A Psychological Expose of Creationism - MUST READ!!!
by Peter Michaelson
Peter Michaelson is a psychotherapist and author in Pasadena, CA.
The Christian right is using pseudo-science and mass-marketing techniques as a Trojan horse against reason, journalist and author Chris Hedges argued last week. Obviously, he’s right to be alarmed. And we can go deeper into the issue by asking why the Christian right is so determined to undermine reason.
The danger of creationism, Hedges writes, “is that, like the pseudo-science of Nazi eugenics, it allows facts to be accepted or discarded according to the dictates of a preordained ideology.” Nazi eugenics refers to the doctrine that racial engineering and sterilization can help to create a master race. The doctrine of eugenics was a self-defeating coping strategy that arose following the German people’s collapse into self-doubt, despair, and even self-hatred after their humbling defeat in World War I and their country’s subsequent hyper-inflation and economic depression.
Creationism, which identifies humanity as a master species in God’s image, is also a coping strategy for a poor sense of self. The doctrine contends that human beings are special creations of God who have miraculously bypassed the evolutionary process that shapes all life forms. People embrace this belief as truth because doing so is emotionally satisfying: This belief elevates them in their own eyes. It’s really not about God at all. In a process that is mostly unconscious, these individuals are desperate to feel recognized and validated by something bigger and better than them. God just happens to do the trick. This desperation for recognition arises out of their underdeveloped sense of self. Even their great hunger for salvation is a craving for rescue from such an impoverished experience of self.

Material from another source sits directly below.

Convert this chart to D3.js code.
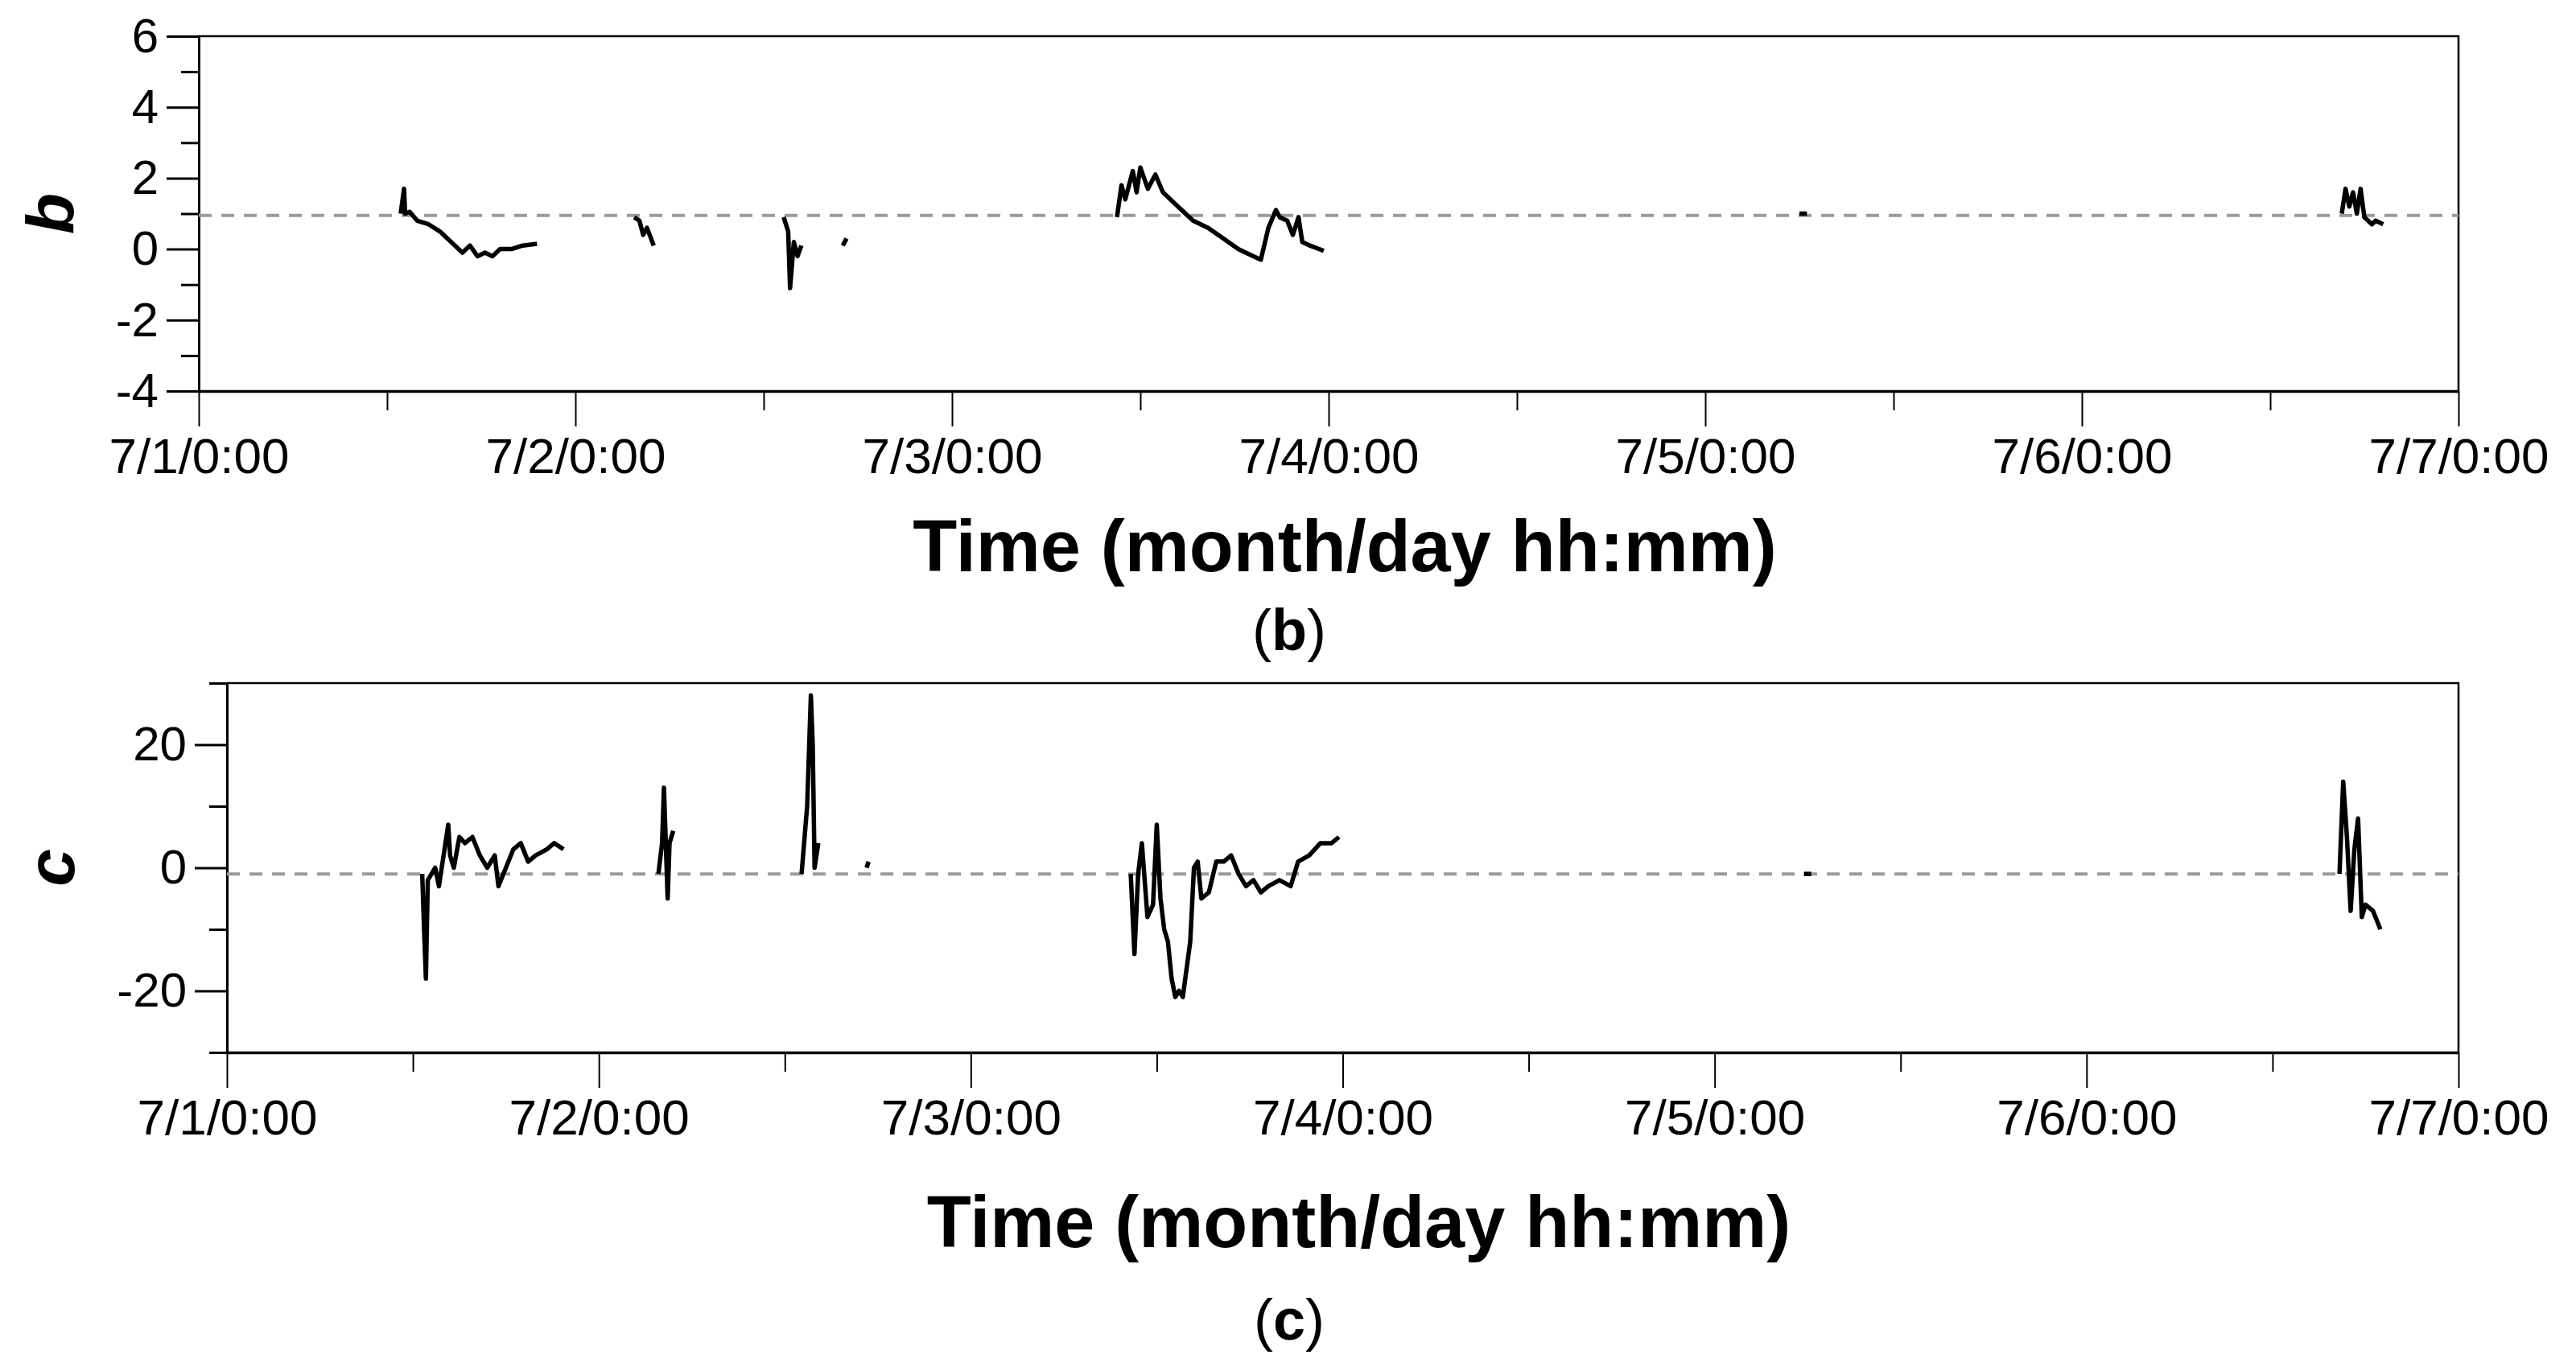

Like eugenics, creationism is also self-defeating. Because it is used to cover up psychological issues, it’s a blockage in the path of its adherents’ self-development. If they refuse to believe in the possibility of evolution, they reject knowledge of who and what they are. This obviously limits their potential for growth. They sacrifice their well-being for an ideology: Their self-imposed stagnation becomes their evidence for the falsity of human evolution.
People with a poor sense of self often compensate by convincing themselves that they are superior. This is the mechanism of narcissists, who also have an exceedingly weak sense of self. The doctrine of eugenics, too, was a statement of superiority, induced by self-doubt and self-loathing. Creationists are also eager for some means by which to feel superior. They can feel superior by believing they’re specially chosen by God. They can also convince themselves they are morally superior by condemning the beliefs and actions of humanists, secularists, and liberals. Their “superiority” extends, of course, to all creatures as well as the laws of nature.